Semi-artificial leaf interfacing organic semiconductors and enzymes for solar chemical synthesis

Summary

Photoelectrochemical biohybrids combine the advantages of light-harvesting semiconductors and biocatalysts into a single compact device. However, limited device stability, the use of toxic elements, and non-innocent external components make a sustainable artificial photosynthetic reaction difficult to achieve. Here, we introduce organic photoelectrodes connected to an inverse opal TiO₂ matrix that hosts efficient hydrogenase or formate dehydrogenase, driving direct solar fuel synthesis. By co-immobilizing carbonic anhydrase, the organic bulk heterojunction photobiocathodes generate onset potentials of 1 V vs.
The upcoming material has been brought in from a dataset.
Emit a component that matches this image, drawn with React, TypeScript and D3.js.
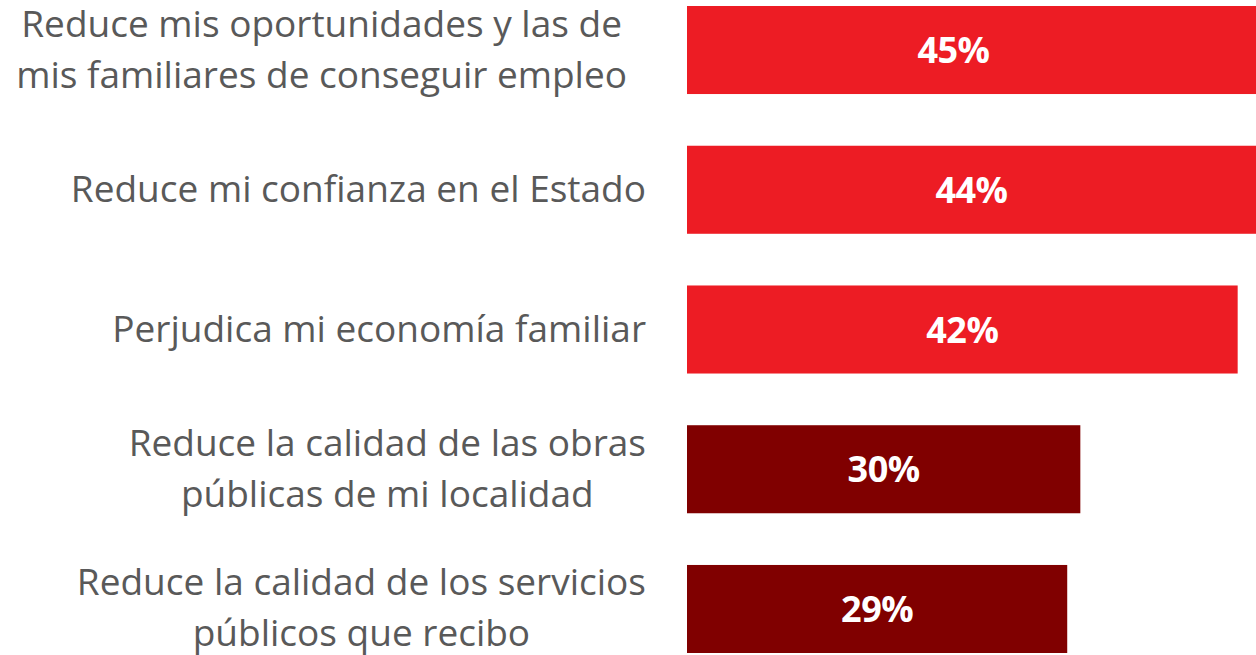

RHE and photocurrent densities of up to −8 mA cm⁻² in a pH-neutral bicarbonate solution, attaining stable H₂ production or selective CO₂-to-formate conversion over 10 h. Sufficient aqueous formate was produced (∼2.5 mM) to serve as a hydride source for the asymmetric hydrogenation of acetophenone using a synthetic Noyori-Ikariya catalyst. The semi-artificial organic semiconductor—BiVO₄ tandem leaves achieve a solar-to-fuel efficiency of 0.6% and a Faradaic yield of 87% for formate.